Data listing:
============================================================

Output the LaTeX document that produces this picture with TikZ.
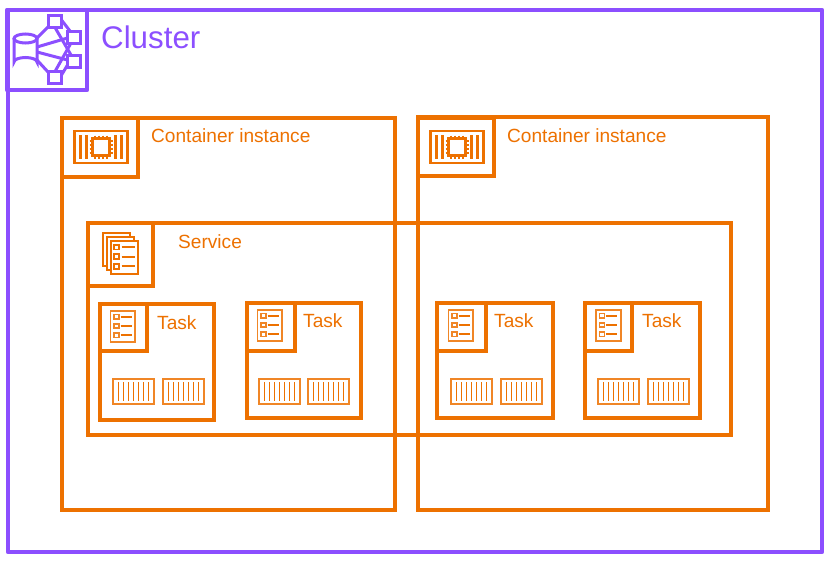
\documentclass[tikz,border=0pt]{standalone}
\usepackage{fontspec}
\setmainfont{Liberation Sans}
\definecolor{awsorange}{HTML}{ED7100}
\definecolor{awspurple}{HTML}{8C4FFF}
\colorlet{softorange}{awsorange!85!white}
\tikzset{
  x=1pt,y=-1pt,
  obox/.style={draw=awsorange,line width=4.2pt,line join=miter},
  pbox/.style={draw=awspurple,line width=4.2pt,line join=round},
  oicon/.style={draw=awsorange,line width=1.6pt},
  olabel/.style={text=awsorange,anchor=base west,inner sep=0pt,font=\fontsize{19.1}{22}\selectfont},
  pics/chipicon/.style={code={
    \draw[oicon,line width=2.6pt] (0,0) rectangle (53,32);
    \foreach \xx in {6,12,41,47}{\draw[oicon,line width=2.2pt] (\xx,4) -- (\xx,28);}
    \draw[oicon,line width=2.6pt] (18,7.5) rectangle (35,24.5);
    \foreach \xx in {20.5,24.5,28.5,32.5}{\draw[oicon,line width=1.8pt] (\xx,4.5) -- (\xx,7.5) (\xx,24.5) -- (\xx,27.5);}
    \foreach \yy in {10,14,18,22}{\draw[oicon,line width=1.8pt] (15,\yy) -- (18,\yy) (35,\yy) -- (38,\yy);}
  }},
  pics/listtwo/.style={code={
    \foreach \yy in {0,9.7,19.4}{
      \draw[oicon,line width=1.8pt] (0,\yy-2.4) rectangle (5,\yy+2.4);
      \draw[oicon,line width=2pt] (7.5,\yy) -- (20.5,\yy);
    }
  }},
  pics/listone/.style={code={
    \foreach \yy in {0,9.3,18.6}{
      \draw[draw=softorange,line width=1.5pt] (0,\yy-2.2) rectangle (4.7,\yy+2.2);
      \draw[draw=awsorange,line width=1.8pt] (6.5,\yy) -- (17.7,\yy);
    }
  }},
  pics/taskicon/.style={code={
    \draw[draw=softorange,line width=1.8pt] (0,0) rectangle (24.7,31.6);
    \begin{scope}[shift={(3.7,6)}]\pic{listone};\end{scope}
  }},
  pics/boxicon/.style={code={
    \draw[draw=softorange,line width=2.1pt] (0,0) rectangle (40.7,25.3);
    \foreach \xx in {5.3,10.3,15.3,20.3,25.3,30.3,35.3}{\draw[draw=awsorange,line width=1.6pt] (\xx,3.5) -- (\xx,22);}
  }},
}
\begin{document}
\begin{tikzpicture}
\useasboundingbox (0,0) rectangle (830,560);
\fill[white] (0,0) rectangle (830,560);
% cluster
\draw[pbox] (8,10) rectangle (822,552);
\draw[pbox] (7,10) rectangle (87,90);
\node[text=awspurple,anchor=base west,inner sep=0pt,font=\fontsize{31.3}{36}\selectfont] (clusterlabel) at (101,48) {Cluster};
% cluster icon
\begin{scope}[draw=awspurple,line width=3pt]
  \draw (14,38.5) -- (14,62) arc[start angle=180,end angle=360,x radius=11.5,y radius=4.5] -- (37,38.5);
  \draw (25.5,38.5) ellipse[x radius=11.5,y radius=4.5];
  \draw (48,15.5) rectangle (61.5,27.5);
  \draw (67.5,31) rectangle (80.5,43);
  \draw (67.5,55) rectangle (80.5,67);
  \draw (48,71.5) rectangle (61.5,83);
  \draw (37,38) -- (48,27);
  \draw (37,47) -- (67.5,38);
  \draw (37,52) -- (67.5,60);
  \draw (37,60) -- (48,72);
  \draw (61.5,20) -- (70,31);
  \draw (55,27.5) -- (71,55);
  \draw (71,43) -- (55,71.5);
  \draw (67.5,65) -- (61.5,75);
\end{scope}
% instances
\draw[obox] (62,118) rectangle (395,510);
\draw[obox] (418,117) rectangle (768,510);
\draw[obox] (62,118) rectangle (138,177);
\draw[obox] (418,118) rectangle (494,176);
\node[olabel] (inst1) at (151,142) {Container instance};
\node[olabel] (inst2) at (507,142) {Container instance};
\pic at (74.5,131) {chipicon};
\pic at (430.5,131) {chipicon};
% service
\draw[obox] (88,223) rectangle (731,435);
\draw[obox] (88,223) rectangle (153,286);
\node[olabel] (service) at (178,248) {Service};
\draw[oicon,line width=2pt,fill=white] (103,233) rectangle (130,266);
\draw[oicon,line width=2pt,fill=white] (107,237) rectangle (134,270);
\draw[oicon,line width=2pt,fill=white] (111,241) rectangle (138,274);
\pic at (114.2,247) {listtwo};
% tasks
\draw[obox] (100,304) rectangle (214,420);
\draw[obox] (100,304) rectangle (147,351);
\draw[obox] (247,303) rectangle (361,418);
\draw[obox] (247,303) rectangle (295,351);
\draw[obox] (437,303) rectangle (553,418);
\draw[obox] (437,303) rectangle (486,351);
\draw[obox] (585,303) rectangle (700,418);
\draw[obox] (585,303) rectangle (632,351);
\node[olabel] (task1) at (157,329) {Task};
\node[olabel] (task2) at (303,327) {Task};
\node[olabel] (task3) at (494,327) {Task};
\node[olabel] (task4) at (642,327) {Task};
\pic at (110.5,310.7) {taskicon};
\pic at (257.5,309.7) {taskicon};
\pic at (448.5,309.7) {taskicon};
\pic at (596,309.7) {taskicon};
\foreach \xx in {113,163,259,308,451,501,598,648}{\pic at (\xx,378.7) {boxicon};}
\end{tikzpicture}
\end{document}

============================================================

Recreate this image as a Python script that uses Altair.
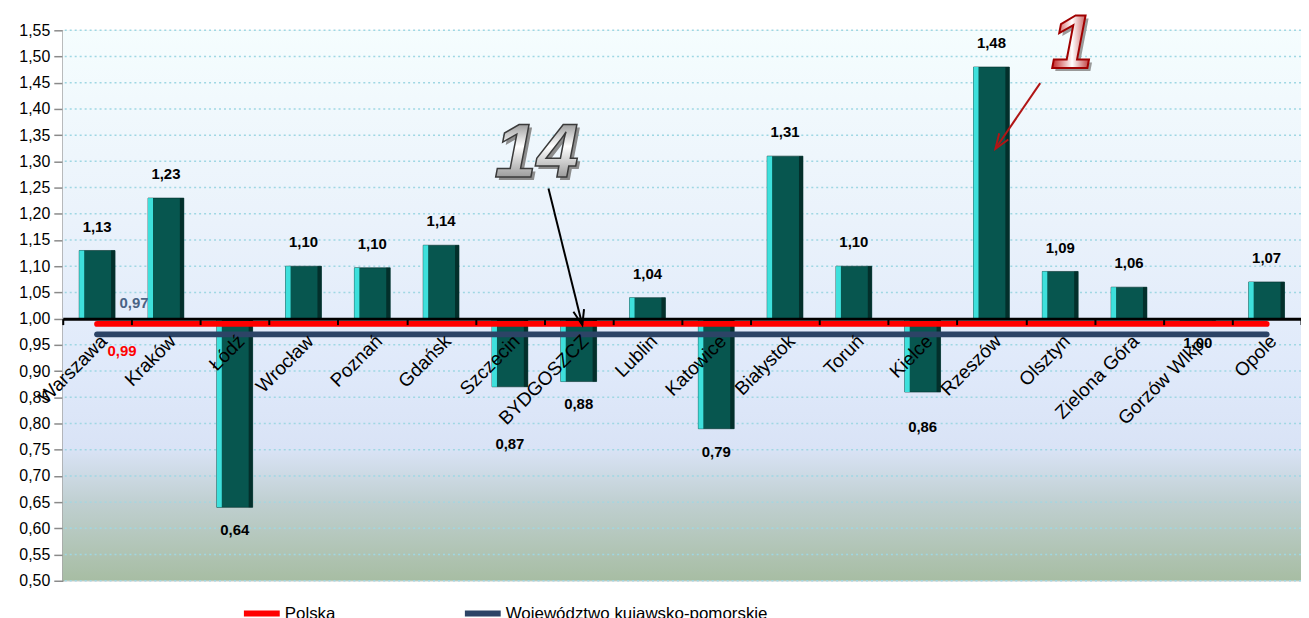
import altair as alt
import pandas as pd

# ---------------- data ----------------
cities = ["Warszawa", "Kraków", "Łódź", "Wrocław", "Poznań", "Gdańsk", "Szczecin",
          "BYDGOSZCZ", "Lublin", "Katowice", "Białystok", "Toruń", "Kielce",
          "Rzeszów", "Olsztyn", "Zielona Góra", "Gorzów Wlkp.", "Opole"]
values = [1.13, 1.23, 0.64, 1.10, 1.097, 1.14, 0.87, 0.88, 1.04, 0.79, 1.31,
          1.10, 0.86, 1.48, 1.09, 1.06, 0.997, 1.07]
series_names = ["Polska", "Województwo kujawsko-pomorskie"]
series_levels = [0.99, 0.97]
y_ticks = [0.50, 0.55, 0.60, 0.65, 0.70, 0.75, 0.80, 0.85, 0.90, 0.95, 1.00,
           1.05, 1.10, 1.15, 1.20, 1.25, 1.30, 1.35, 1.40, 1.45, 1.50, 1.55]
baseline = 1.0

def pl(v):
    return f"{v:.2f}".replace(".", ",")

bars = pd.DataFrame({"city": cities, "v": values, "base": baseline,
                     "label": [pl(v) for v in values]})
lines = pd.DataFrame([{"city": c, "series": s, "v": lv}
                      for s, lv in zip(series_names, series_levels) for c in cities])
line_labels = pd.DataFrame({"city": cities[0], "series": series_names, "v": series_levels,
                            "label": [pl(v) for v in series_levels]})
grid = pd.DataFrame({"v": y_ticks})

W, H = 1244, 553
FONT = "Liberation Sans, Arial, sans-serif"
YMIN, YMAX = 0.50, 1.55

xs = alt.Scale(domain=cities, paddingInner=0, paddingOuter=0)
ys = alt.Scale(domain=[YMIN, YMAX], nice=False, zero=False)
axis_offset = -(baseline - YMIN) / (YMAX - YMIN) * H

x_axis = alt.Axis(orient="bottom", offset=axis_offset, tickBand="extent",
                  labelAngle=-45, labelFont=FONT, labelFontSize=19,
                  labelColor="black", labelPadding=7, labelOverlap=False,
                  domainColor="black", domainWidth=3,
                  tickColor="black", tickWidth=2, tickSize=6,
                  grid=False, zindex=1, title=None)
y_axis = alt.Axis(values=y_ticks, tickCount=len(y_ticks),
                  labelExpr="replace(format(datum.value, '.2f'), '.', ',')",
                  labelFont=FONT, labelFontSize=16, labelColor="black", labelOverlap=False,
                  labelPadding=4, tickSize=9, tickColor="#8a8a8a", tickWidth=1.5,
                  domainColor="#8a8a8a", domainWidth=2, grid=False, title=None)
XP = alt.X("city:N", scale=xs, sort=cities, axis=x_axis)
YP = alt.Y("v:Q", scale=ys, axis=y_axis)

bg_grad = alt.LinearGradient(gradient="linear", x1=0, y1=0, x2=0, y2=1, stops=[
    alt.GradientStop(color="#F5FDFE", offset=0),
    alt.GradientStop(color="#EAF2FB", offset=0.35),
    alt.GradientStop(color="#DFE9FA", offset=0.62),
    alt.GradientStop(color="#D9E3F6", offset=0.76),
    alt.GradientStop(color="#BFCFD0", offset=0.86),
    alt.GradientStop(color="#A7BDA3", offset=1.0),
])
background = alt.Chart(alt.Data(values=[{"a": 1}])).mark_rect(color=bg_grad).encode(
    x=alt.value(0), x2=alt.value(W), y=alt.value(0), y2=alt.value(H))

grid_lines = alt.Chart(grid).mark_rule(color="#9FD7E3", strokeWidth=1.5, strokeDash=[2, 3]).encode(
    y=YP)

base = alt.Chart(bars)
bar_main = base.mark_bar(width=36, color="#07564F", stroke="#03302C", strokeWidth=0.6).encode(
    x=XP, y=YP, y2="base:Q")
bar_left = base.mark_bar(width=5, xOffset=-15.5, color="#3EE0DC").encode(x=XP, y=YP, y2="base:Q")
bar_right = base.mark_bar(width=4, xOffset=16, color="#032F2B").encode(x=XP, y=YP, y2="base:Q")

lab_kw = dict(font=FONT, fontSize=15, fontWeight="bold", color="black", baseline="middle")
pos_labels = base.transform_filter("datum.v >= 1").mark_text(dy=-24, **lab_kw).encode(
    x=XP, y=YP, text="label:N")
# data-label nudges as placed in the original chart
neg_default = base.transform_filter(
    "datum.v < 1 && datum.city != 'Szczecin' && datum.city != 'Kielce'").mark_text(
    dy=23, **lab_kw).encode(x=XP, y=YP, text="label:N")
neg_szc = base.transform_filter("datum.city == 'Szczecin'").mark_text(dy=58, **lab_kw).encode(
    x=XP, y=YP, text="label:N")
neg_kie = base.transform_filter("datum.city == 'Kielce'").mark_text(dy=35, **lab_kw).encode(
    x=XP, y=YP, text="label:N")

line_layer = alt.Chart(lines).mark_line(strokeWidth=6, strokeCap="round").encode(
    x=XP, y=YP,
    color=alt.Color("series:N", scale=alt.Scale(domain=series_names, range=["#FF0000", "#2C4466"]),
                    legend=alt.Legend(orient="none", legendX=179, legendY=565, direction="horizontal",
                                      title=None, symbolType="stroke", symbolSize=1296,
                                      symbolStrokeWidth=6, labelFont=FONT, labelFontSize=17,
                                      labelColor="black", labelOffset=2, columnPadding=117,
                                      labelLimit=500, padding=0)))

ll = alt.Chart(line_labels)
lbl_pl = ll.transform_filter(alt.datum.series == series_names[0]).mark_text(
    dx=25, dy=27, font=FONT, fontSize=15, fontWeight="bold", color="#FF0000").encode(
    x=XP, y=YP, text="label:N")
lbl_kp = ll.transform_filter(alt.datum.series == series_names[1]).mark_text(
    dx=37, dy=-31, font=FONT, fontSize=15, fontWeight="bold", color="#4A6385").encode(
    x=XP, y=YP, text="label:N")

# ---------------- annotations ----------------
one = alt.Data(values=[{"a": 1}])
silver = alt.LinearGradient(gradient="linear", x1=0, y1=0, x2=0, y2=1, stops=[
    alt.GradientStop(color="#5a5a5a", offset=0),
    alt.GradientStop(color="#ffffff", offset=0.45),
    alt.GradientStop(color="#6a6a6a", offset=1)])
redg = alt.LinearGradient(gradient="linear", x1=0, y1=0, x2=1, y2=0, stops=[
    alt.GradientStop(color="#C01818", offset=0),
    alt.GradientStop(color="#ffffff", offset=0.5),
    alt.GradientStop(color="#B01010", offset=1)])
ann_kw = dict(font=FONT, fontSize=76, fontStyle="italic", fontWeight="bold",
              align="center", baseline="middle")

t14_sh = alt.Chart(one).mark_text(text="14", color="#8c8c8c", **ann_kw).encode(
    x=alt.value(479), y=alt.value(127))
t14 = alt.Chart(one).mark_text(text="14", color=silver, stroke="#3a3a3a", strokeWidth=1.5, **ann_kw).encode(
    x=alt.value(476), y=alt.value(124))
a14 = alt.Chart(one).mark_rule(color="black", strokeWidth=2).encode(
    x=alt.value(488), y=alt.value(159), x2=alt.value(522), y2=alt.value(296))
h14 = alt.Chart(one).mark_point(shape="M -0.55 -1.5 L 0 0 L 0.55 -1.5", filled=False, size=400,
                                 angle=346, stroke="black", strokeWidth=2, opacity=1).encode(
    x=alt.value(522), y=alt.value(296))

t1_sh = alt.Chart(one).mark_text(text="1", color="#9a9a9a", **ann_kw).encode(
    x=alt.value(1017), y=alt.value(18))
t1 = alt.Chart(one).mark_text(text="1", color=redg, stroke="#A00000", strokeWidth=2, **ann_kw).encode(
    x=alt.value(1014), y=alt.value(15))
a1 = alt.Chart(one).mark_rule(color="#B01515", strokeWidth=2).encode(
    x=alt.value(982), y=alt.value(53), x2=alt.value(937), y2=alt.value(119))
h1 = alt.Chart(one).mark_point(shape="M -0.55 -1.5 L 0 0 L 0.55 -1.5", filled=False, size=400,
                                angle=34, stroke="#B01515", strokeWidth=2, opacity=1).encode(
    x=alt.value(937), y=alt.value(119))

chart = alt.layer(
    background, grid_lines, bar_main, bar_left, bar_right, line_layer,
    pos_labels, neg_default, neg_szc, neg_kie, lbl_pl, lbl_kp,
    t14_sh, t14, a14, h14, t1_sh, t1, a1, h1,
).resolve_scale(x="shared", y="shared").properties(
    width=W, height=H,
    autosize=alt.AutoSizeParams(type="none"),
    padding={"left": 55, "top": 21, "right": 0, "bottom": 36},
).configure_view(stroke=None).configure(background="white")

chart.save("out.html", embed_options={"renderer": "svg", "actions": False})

============================================================

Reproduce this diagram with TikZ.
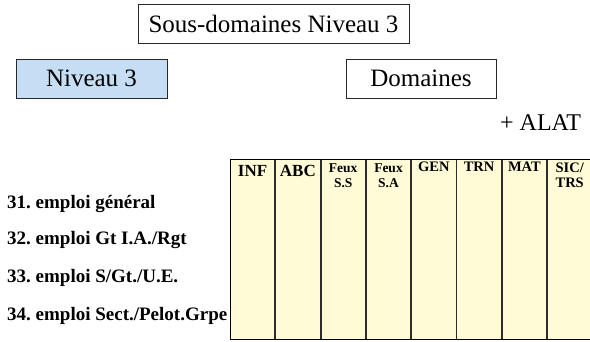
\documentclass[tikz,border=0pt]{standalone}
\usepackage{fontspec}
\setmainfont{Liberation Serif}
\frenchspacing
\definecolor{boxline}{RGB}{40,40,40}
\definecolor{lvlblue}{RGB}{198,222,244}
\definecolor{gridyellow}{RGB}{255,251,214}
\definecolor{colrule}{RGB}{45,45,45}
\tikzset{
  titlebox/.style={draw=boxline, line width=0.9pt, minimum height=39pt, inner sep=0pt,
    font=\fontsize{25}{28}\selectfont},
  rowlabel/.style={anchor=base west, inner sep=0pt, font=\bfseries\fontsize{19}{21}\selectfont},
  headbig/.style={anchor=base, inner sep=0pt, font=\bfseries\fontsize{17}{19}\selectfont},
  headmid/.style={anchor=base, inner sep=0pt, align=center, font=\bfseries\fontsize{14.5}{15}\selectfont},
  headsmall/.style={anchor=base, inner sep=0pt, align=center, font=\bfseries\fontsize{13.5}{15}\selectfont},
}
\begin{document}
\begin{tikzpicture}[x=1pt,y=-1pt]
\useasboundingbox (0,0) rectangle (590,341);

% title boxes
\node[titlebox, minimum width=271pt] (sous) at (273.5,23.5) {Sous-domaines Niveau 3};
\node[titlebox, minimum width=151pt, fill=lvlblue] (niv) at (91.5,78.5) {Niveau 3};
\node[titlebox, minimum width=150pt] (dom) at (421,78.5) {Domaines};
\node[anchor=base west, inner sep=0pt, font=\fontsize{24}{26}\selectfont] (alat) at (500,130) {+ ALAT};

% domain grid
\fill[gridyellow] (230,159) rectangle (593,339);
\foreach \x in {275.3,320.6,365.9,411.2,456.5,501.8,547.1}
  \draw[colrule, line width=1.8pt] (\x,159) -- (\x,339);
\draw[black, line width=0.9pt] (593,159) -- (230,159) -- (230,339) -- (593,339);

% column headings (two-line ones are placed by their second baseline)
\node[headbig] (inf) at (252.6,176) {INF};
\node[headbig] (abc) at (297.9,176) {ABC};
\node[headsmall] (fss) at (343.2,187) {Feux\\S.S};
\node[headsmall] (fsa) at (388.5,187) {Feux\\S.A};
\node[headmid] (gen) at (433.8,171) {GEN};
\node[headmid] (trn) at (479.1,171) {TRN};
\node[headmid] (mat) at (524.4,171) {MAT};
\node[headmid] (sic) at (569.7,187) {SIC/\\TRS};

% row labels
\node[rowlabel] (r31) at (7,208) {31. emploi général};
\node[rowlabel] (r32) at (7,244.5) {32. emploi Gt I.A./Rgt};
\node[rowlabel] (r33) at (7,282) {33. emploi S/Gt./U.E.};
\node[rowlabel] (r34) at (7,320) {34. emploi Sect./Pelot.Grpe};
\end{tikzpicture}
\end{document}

============================================================

- _TASK BRIEF_
Do not include pictures. Give again exactly the lines starting at the one with "Reproduce this diagram with TikZ." and ending at the one with "(230,339) -- (593,339);", both included.

- _ANSWER TO THIS PROBLEM_
Reproduce this diagram with TikZ.
\documentclass[tikz,border=0pt]{standalone}
\usepackage{fontspec}
\setmainfont{Liberation Serif}
\frenchspacing
\definecolor{boxline}{RGB}{40,40,40}
\definecolor{lvlblue}{RGB}{198,222,244}
\definecolor{gridyellow}{RGB}{255,251,214}
\definecolor{colrule}{RGB}{45,45,45}
\tikzset{
  titlebox/.style={draw=boxline, line width=0.9pt, minimum height=39pt, inner sep=0pt,
    font=\fontsize{25}{28}\selectfont},
  rowlabel/.style={anchor=base west, inner sep=0pt, font=\bfseries\fontsize{19}{21}\selectfont},
  headbig/.style={anchor=base, inner sep=0pt, font=\bfseries\fontsize{17}{19}\selectfont},
  headmid/.style={anchor=base, inner sep=0pt, align=center, font=\bfseries\fontsize{14.5}{15}\selectfont},
  headsmall/.style={anchor=base, inner sep=0pt, align=center, font=\bfseries\fontsize{13.5}{15}\selectfont},
}
\begin{document}
\begin{tikzpicture}[x=1pt,y=-1pt]
\useasboundingbox (0,0) rectangle (590,341);

% title boxes
\node[titlebox, minimum width=271pt] (sous) at (273.5,23.5) {Sous-domaines Niveau 3};
\node[titlebox, minimum width=151pt, fill=lvlblue] (niv) at (91.5,78.5) {Niveau 3};
\node[titlebox, minimum width=150pt] (dom) at (421,78.5) {Domaines};
\node[anchor=base west, inner sep=0pt, font=\fontsize{24}{26}\selectfont] (alat) at (500,130) {+ ALAT};

% domain grid
\fill[gridyellow] (230,159) rectangle (593,339);
\foreach \x in {275.3,320.6,365.9,411.2,456.5,501.8,547.1}
  \draw[colrule, line width=1.8pt] (\x,159) -- (\x,339);
\draw[black, line width=0.9pt] (593,159) -- (230,159) -- (230,339) -- (593,339);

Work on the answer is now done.